I didn’t stay here, so I can’t speak from personal experience, but I know many who did and loved it. It’s the “party hostel” in Antigua, so keep that in mind. From what I understand, those that want a quieter atmosphere stay at Three Monkeys and those that want to get a little crazy stay at Tropicana. Party on, friends!
The Terrace Hostel
I stayed here my first night in Antigua when I arrived from El Tunco, and it served its purpose. The rooftop bar is the real winner of this place with one of the best views of the city, and you get a free shot when you arrive. For me, it was noisy when I was trying to sleep and overall felt a little cramped. They do have free breakfast though, and it’s right next to Plaza Mayor.
Doozy Koala Hostel
This new, still under construction hostel was built by Australians (because the name doesn’t give it away) and tends to be where the Aussies flock. I only walked through this hostel to meet a friend, but many people who stayed there loved it.
Some Things To Do
Shop the Antigua Market
I think I’ve said this a million times: I love a good market, and Antigua has a great one. Spend a morning, afternoon, or an entire day wandering through the rows and rows of produce, handicrafts, and various odds and ends. Be sure to bargain with the merchants because they’re going to try to charge you at least double for whatever you buy.
Hike a Volcano
Volcanoes are part of Antigua’s impressive backdrop, and hiking one of them is my favorite way to experience the surrounding nature while getting some exercise and beautiful view. There are two main hikes that most people choose to do; pick your poison, be prepared, and have fun.

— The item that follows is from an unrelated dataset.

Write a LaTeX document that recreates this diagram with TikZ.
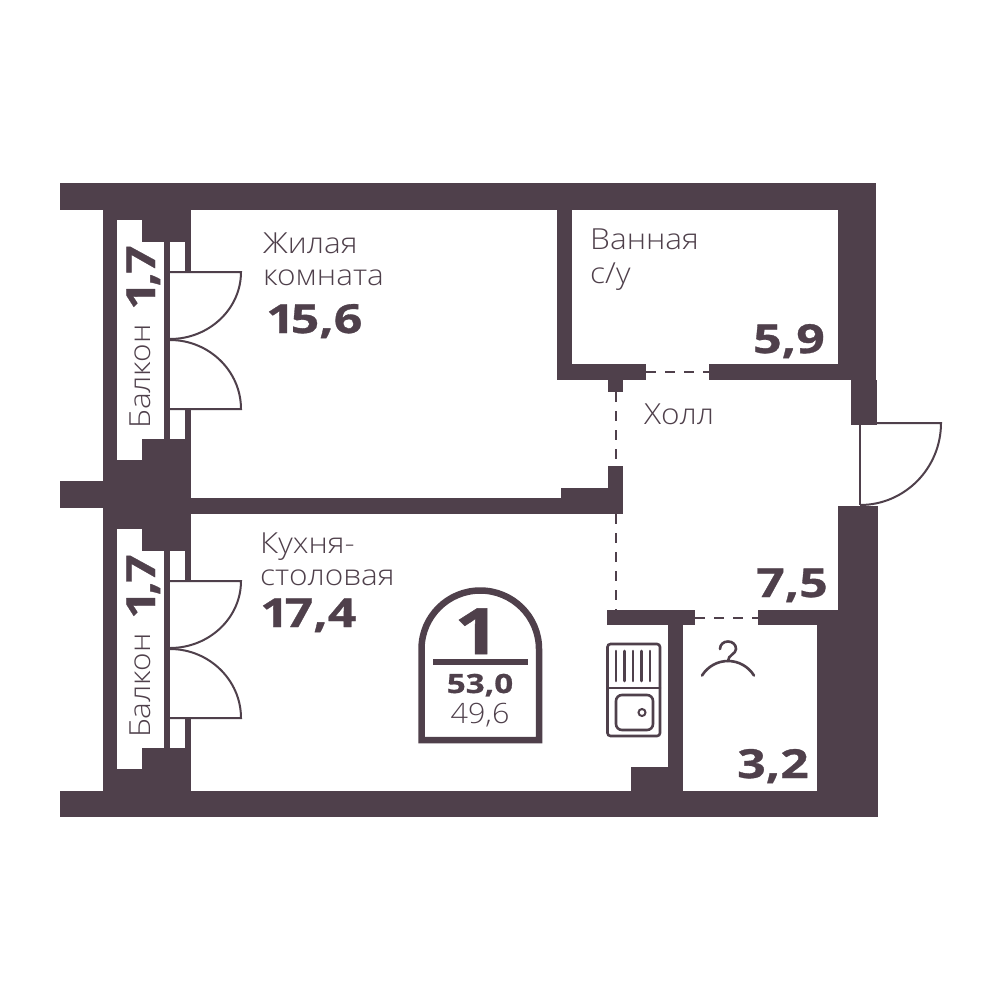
\documentclass[tikz,border=0pt]{standalone}
\usepackage{fontspec}
\setmainfont{Open Sans Light}[FakeStretch=1.09]
\newfontfamily\numfont{Open Sans Bold}[FakeStretch=1.25,FakeBold=0.8]
\definecolor{cwall}{RGB}{79,64,75}

\begin{document}
\begin{tikzpicture}[x=1pt,y=-1pt,
    wall/.style={fill=cwall},
    opening/.style={fill=white},
    leaf/.style={draw=cwall,line width=2pt},
    thin dash/.style={draw=cwall,line width=2pt,dash pattern=on 10pt off 9pt},
    icon/.style={draw=cwall,line width=2.6pt,line cap=round},
    room/.style={text=cwall,anchor=base west,inner sep=0pt,font=\fontsize{29}{31}\selectfont},
    area/.style={text=cwall,anchor=base west,inner sep=0pt,font=\numfont\fontsize{40}{40}\selectfont}]
    \useasboundingbox (0,0) rectangle (1000,1000);
    \fill[white] (0,0) rectangle (1000,1000);

    % outer walls
    \fill[wall] (60,183) rectangle (876,210);
    \fill[wall] (60,183) rectangle (103,200);
    \fill[wall] (60,481) rectangle (103,508);
    \fill[wall] (60,791) rectangle (878,817);
    \fill[wall] (103,183) rectangle (191,817);
    \fill[wall] (838,183) rectangle (876,380);
    \fill[wall] (851,380) rectangle (877,425);
    \fill[wall] (838,506) rectangle (878,610);
    \fill[wall] (817,610) rectangle (878,817);

    % inner walls
    \fill[wall] (191,498) rectangle (623,514);
    \fill[wall] (561,488) rectangle (623,514);
    \fill[wall] (608,466) rectangle (623,514);
    \fill[wall] (557,183) rectangle (572,380);
    \fill[wall] (557,364) rectangle (646,380);
    \fill[wall] (608,380) rectangle (623,392);
    \fill[wall] (709,364) rectangle (851,380);
    \fill[wall] (607,610) rectangle (695,625);
    \fill[wall] (758,610) rectangle (817,625);
    \fill[wall] (668,625) rectangle (683,791);
    \fill[wall] (631,767) rectangle (668,791);

    % passages
    \draw[thin dash] (646,372) -- (709,372);
    \draw[thin dash] (695,618) -- (758,618);
    \draw[thin dash] (615.5,392) -- (615.5,466);
    \draw[thin dash] (615.5,514) -- (615.5,610);

    % balconies with their doors
    \foreach \dy in {0,309} {
      \begin{scope}[yshift=-\dy pt]
        \fill[opening] (117,220) rectangle (142,460);
        \fill[opening] (142,242) rectangle (164,439);
        \fill[opening] (170,242) rectangle (185,439);
        \fill[opening] (185,272) rectangle (191,409);
        \draw[leaf] (170,272) -- (241,272) .. controls (241,309) and (209,339) .. (170,339);
        \draw[leaf] (170,340) .. controls (209,340) and (241,371) .. (241,409) -- (170,409);
        \node[area,rotate=90] (Area\dy) at (155,310) {1\kern-5pt,\kern-2pt 7};
        \node[room,rotate=90] (Balcony\dy) at (150,429) {Балкон};
      \end{scope}
    }

    % entrance door
    \draw[leaf] (860,505) -- (860,423);
    \draw[leaf] (851,423) -- (941,423) .. controls (941,468) and (905,505) .. (860,505);

    % labels
    \node[room] (Living) at (263,254) {Жилая};
    \node[room] (LivingB) at (263,285) {комната};
    \node[area] (LivingArea) at (266,333) {1\kern-4pt 5,6};
    \node[room] (Bath) at (590,250) {Ванная};
    \node[room] (BathB) at (590,283) {с/у};
    \node[area] (BathArea) at (753,353) {5,9};
    \node[room] (Hall) at (644,424) {Холл};
    \node[area] (HallArea) at (756,597) {7,5};
    \node[room] (Kitchen) at (260,553) {Кухня-};
    \node[room] (KitchenB) at (260,585) {столовая};
    \node[area] (KitchenArea) at (260,627) {1\kern-4pt 7,4};
    \node[area] (CloakArea) at (737,778) {3,2};

    % flat badge
    \draw[cwall,line width=6.5pt] (421.5,740) -- (421.5,649)
      .. controls (421.5,616.6) and (447.9,590.5) .. (480.25,590.5)
      .. controls (512.6,590.5) and (539,616.6) .. (539,649) -- (539,740) -- cycle;
    \fill[wall] (433,659) rectangle (528,665);
    \node[area,anchor=base,font=\numfont\fontsize{64}{64}\selectfont] (Rooms) at (477,654) {1};
    \node[area,anchor=base,font=\numfont\fontsize{26.5}{26.5}\selectfont] (Total) at (480,693) {53,0};
    \node[room,anchor=base,font=\fontsize{28}{28}\selectfont] (Living2) at (480,723) {49,6};

    % sink
    \draw[icon,rounded corners=3pt] (607.5,644) rectangle (660,736);
    \draw[icon] (607.5,688) -- (660,688);
    \foreach \x in {616,624.5,633,641.5,650} {
      \draw[icon] (\x,651) -- (\x,681);
    }
    \draw[icon,rounded corners=6pt] (616,695) rectangle (653,730);
    \draw[icon,line width=2pt] (642,712.5) circle (3.5pt);

    % hanger
    \draw[icon] (720,649) .. controls (720,644) and (724,641.5) .. (728,641.5)
      .. controls (732,641.5) and (736,644) .. (736,649)
      .. controls (736,654) and (728,655) .. (728,661);
    \draw[icon] (702,675.5) .. controls (708,666) and (718,661) .. (728,661)
      .. controls (738,661) and (748,666) .. (754,675.5);
\end{tikzpicture}
\end{document}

This is the volcano I decided to hike. If you go with a tour, it’s a two-day, one-night hike with the opportunity to see Fuego, the neighboring volcano erupt. It was… an experience, to say the least. Read more about my it here.
This is the easier, shorter hike of the two, done in the morning or afternoon. If you do this hike during the rainy season (May through October), I’d recommend going in the morning as it tends to be rainy and foggy in the afternoon.
Take in the View
Overlooking Antigua is a giant cross that you can walk up to for a great view of the city. Depending on where you’re staying, it should only take about 15-20 minutes to get there. I’d recommend getting coffee and a pastry in the morning and walking up to enjoy your treats. Mornings tend to be less crowded and can offer clearer views.
See the McDonald’s
I know. This is weird. Somebody told me to do it, so I did. I won’t give it away, but you should just go there. Ask a local or your hostel how to get there. You don’t have to eat, but go see it – so faaaaancy!
Drink Delicious Coffee
Antigua, and Guatemala in general, both have great coffee, and I suggest you grab a cup and indulge. A few of my favorite places include:
- El Refugio – This is my favorite place. It’s cute and quiet with delicious pastries, coffee, and strong wifi. I came here often to work.

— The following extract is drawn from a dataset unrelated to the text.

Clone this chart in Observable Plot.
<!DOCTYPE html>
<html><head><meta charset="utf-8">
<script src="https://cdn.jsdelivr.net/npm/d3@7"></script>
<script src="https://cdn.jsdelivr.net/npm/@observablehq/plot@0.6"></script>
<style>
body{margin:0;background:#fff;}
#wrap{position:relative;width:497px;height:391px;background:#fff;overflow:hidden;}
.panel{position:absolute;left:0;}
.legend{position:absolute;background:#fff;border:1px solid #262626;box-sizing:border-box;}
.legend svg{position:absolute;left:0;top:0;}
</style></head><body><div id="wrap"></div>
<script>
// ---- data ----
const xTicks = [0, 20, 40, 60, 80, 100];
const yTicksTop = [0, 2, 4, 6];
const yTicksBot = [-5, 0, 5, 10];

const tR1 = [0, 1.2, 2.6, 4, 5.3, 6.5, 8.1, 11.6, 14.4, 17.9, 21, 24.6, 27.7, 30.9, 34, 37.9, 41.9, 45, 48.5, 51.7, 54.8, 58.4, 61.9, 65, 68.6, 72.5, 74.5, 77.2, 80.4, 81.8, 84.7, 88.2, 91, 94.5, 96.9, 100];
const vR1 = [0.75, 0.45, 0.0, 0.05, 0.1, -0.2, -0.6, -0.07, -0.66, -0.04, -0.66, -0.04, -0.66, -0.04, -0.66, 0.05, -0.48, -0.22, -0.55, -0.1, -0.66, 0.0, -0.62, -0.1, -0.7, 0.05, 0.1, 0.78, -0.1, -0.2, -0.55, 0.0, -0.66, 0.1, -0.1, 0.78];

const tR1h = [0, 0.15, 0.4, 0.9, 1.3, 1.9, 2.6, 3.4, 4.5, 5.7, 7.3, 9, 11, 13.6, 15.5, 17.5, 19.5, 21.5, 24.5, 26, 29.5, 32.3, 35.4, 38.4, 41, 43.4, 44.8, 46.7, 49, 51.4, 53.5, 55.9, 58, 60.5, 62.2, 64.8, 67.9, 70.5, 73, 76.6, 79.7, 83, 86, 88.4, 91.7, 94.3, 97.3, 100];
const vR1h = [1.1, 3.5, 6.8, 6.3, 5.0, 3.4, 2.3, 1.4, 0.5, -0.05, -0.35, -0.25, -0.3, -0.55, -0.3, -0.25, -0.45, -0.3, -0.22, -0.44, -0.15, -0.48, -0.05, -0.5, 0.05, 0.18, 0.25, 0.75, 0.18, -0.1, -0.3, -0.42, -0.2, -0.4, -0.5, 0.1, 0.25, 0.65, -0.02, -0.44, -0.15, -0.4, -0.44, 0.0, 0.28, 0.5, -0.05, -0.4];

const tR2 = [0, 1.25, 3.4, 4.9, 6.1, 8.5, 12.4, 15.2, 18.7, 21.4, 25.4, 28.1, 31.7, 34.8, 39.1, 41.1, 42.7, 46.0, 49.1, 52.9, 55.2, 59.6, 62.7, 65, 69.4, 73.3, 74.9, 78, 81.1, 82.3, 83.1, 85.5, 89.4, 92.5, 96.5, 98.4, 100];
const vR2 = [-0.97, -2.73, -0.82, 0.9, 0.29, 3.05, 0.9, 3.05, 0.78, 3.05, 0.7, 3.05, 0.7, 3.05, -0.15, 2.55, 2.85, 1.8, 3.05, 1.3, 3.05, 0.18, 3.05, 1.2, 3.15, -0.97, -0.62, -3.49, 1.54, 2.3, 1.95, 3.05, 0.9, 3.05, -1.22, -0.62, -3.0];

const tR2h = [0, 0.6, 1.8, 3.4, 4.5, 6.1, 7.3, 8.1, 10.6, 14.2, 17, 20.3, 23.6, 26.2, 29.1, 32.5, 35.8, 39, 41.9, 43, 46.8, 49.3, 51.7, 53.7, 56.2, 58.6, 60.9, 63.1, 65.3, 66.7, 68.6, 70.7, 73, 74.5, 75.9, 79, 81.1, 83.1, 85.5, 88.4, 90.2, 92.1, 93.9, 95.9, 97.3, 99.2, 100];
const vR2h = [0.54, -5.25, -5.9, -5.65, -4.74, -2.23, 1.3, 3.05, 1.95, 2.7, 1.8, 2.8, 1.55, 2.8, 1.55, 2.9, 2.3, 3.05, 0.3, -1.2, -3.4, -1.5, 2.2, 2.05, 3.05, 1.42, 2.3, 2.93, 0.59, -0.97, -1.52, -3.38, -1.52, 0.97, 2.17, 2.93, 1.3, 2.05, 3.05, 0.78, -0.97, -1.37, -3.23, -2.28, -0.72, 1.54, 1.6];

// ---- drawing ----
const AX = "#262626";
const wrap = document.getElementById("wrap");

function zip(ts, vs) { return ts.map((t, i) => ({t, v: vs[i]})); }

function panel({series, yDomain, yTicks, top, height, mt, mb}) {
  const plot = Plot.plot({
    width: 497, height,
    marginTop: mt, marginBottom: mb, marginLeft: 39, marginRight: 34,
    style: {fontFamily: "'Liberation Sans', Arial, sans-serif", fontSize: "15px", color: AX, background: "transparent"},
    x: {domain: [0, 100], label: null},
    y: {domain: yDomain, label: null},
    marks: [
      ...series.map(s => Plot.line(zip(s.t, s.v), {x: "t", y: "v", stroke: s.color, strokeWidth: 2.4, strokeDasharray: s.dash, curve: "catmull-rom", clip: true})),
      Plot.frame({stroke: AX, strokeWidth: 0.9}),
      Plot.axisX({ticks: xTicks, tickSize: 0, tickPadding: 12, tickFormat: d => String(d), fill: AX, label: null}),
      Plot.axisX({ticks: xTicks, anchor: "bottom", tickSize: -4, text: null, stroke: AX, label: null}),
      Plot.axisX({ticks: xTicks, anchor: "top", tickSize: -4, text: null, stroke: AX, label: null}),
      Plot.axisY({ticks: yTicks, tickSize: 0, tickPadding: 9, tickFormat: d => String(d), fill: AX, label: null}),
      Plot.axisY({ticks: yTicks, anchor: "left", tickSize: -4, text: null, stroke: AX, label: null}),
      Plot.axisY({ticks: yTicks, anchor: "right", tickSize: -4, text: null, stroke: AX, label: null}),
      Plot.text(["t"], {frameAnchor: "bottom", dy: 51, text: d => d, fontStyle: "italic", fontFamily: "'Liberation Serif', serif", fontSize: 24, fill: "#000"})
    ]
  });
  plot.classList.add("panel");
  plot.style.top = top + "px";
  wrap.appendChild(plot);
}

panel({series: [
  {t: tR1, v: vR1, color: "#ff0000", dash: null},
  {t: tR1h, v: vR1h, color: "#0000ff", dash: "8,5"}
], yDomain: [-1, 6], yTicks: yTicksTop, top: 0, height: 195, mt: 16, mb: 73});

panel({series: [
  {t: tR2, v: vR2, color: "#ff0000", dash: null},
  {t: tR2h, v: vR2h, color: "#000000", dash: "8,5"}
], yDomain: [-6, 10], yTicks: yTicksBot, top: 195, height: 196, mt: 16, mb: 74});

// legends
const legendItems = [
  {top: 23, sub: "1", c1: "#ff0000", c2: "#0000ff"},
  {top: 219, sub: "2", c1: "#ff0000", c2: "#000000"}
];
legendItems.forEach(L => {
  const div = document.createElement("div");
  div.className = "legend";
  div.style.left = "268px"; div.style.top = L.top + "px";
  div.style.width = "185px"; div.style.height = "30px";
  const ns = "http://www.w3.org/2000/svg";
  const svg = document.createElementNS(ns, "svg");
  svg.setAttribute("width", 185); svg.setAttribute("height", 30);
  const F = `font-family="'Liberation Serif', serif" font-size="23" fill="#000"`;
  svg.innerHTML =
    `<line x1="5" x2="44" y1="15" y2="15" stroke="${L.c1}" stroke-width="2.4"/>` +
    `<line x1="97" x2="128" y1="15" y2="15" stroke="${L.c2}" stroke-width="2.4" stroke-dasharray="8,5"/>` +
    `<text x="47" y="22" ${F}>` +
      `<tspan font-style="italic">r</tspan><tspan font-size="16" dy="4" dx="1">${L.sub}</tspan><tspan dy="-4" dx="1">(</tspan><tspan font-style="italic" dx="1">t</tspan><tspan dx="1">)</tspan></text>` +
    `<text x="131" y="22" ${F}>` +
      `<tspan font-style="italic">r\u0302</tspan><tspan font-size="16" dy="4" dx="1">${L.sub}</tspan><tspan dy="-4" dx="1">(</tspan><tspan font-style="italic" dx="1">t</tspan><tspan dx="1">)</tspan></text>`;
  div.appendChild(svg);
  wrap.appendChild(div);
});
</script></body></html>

- Fat Cat Coffee – A friend told me this was his favorite place in Central America for coffee. So there’s that. It’s close to Plaza Mayor and offers more food options than El Refugio.
- Bella Visa Coffee – Big, spacious, beautiful, (expensive), with a great view of Antigua, Bella Vista is another place to enjoy an afternoon treat, read your book or do some work.
One morning, I woke up early, grabbed my camera and coffee, and roamed the city. It was one of my favorite days in Antigua. Walking from street to street, place to place, I fell in love with it that much more and was able to appreciate the beautiful details.
I think the most important key to falling in love with this city is to simply explore and don’t miss what it has to offer. Be open to what’s there and connect with locals and local expats who’ve made Antigua their home – you’ll easily realize why.
Have you visited Antigua, Guatemala? What are your can’t miss things to do and see in the city? I’d love to hear!